En Navidad nace el Emmanuel el Dios con nosotros, un niño, pobre, pequeño y necesitado de cuidados, como todo niño. Numerosos son los hombres y mujeres con los que nos encontramos diariamente, necesitados de pan y de hogar, de cariño y amistad, viviendo sin techo ni esperanza, para quienes el Adviento no tiene ningún sentido; porque tampoco lo tiene la Navidad. Al ejemplo de María, y con su ayuda, sepamos acoger a tantos hermanos nuestro necesitado de los cuidados de un niño, y sepamos arroparlos con nuestra comprensión y amor maternal.
Seamos hombres y mujeres de fe y confianza que transmiten al mundo el júbilo del nacimiento de Jesús, el Mesías, el Salvador.
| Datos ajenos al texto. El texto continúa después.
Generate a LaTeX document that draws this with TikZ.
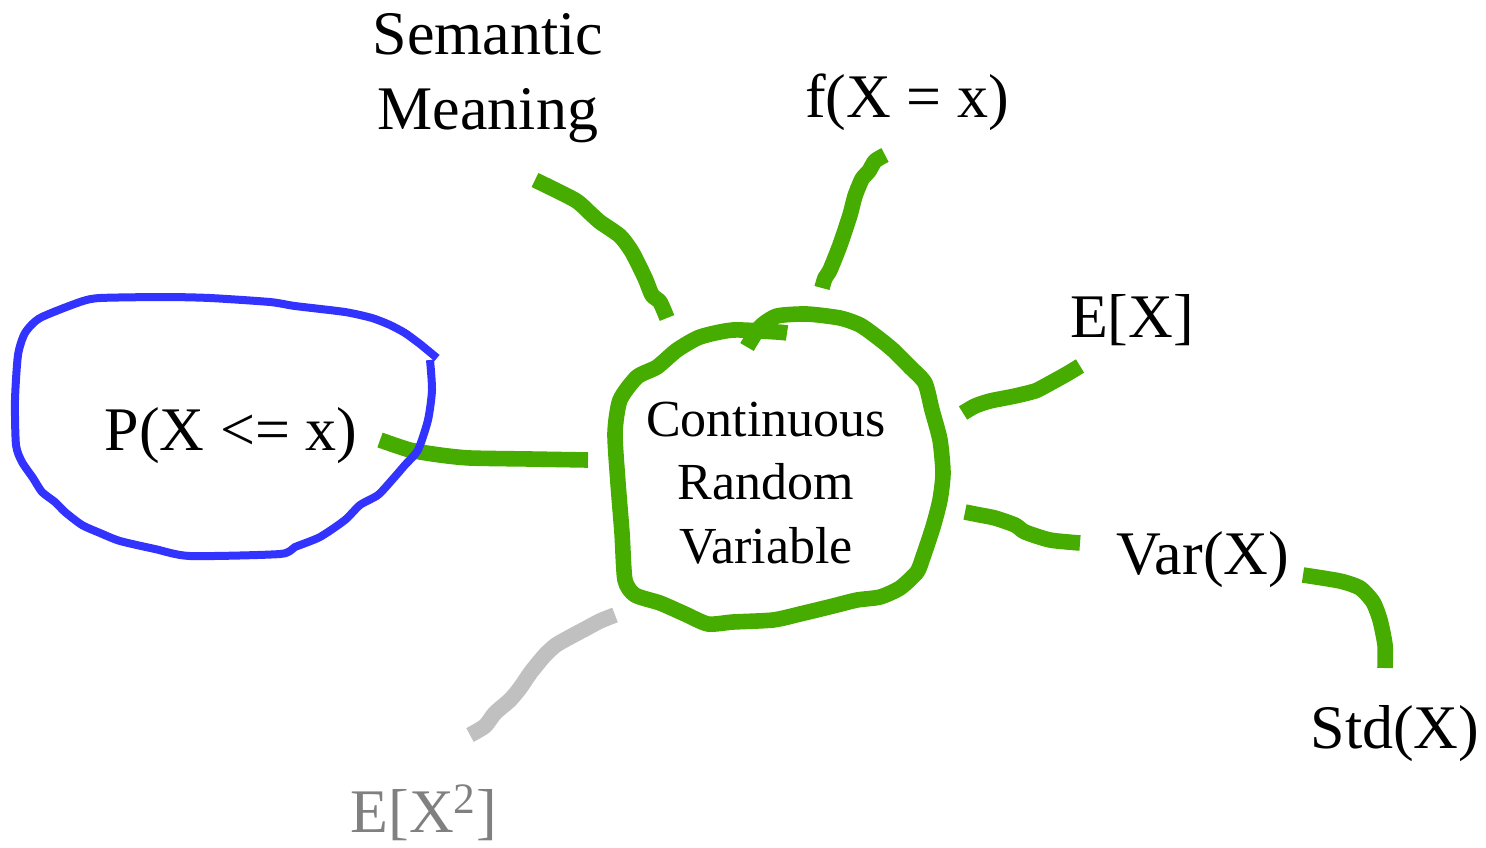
\documentclass[tikz,border=0pt]{standalone}
\usepackage{fontspec}
\setmainfont{Liberation Serif}
\definecolor{spokegreen}{RGB}{70,172,0}
\definecolor{loopblue}{RGB}{51,51,255}
\definecolor{fadeline}{RGB}{192,192,192}
\definecolor{fadetext}{RGB}{128,128,128}
\tikzset{
  spoke/.style={draw=spokegreen, line width=7.8pt, line join=round},
  term/.style={inner sep=0pt, align=center, font=\fontsize{31}{37.5}\selectfont},
  hub/.style={inner sep=0pt, align=center, font=\fontsize{26}{31.75}\selectfont},
}
\begin{document}
\begin{tikzpicture}[x=0.5pt,y=-0.5pt]
				\useasboundingbox (0,0) rectangle (1486,847);
				\node[hub] (crv) at (766,483) {Continuous\\Random\\Variable};
				\node[term] (sem) at (488,78) {Semantic\\Meaning};
				\node[term,anchor=base] (pdf) at (907,117) {f(X = x)};
				\node[term,anchor=base] (mean) at (1132,337) {E[X]};
				\node[term,anchor=base] (var) at (1203,574) {Var(X)};
				\node[term,anchor=base] (std) at (1395,748) {Std(X)};
				\node[term,anchor=base] (cdf) at (231,450) {P(X <= x)};
				\node[term,anchor=base,text=fadetext] (mom) at (424,832) {E[X\textsuperscript{2}]};
				\draw[spoke] plot[smooth,tension=0.4] coordinates {(747,347) (760,327) (777,316) (807,314) (840,318) (860,325) (877,337) (893,350) (910,367) (925,383) (932,410) (940,440) (943,473) (940,500) (933,527) (923,557) (917,572) (900,588) (880,597) (857,600) (833,606) (800,614) (773,620) (733,622) (708,624) (685,614) (660,603) (635,595) (625,580) (622,533) (618,483) (615,433) (620,400) (637,377) (657,367) (677,350) (700,337) (733,330) (777,332) (787,333)};
				\draw[spoke] plot[smooth,tension=0.4] coordinates {(535,180) (575,200) (590,213) (600,222) (620,236) (632,252) (645,278) (652,295) (660,302) (667,318)};
				\draw[spoke] plot[smooth,tension=0.4] coordinates {(885,155) (875,161) (869,171) (862,179) (855,196) (850,215) (840,245) (830,270) (825,278) (822,288)};
				\draw[spoke] plot[smooth,tension=0.4] coordinates {(963,413) (975,406) (990,401) (1015,396) (1035,391) (1045,386) (1065,375) (1080,366)};
				\draw[spoke] plot[smooth,tension=0.4] coordinates {(965,512) (980,515) (995,518) (1015,525) (1025,532) (1050,540) (1080,543)};
				\draw[spoke] plot[smooth,tension=0.4] coordinates {(1303,575) (1340,581) (1360,588) (1373,602) (1380,620) (1385,645) (1385,668)};
				\draw[spoke] plot[smooth,tension=0.4] coordinates {(380,440) (410,450) (440,455) (470,458) (530,459) (588,460)};
				\draw[spoke,draw=fadeline] plot[smooth,tension=0.4] coordinates {(615,615) (600,621) (585,629) (570,637) (556,645) (545,655) (531,672) (520,688) (510,700) (495,713) (485,726) (470,735)};
				\draw[draw=loopblue,line width=4pt,line join=round] plot[smooth,tension=0.4] coordinates {(437,358) (420,344) (405,333) (390,325) (372,318) (345,312) (295,306) (270,302) (210,298) (165,297) (100,298) (80,302) (40,318) (25,333) (18,355) (15,400) (16,445) (22,462) (33,478) (42,492) (55,502) (65,512) (82,525) (100,533) (120,541) (155,549) (190,556) (280,554) (295,547) (320,537) (345,520) (360,505) (378,495) (392,480) (405,465) (418,450) (428,420) (432,390) (430,360)};
			\end{tikzpicture}
\end{document}
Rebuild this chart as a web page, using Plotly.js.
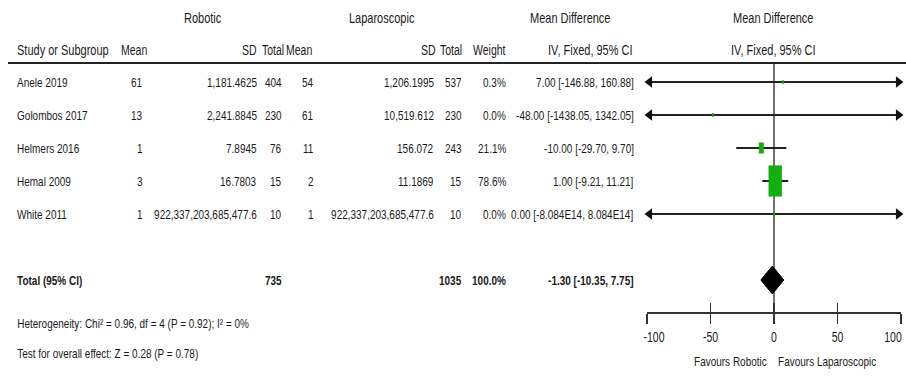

Solamente él puede erradicar tantas y tantas carencias, injusticias y necesidades de todo tipo como hay en el mundo, tanto y tanto llanto y sufrimiento. Ante la realidad concreta de la sociedad que vivimos, sembremos semillas de esperanza y amor para que la Navidad sea una realidad en todos los corazones. Y con María digamos a Dios encarnado: “no tienen vino”, es decir, “no tienen esperanza”. “Viven en la pobreza absoluta”. Dios encarnado, sé tú mismo su esperanza y su gozo, acógelos en tu regazo y arrópalos con la ternura de tu amor.
Vivir el Adviento a la luz de María conlleva ser personas interiorizadas, silenciosas, orantes y generosas, dándose del todo al Todo, para que él pueda encarnarse en nuestro interior y vivamos en su intimidad, en comunión con nuestros hermanos y hermanas en humanidad, para que seamos hombres y mujeres de paz y concordia. Si así vivimos el Adviento, la Navidad será una realidad en nuestro corazón, en las familias y en nuestra sociedad.
Que María la llena de gracia, la elegida del Padre, para que en ella se cumpla la Promesa, la encarnación del Verbo, nos ayude a vivir el Adviento con los ojos y el corazón puestos en Aquel que llega y nos trae la paz, la justicia y la unidad entre todas las razas y naciones. Nuestra Señora del Adviento, ruega por tus hijos e hijas que a tu protección se acogen.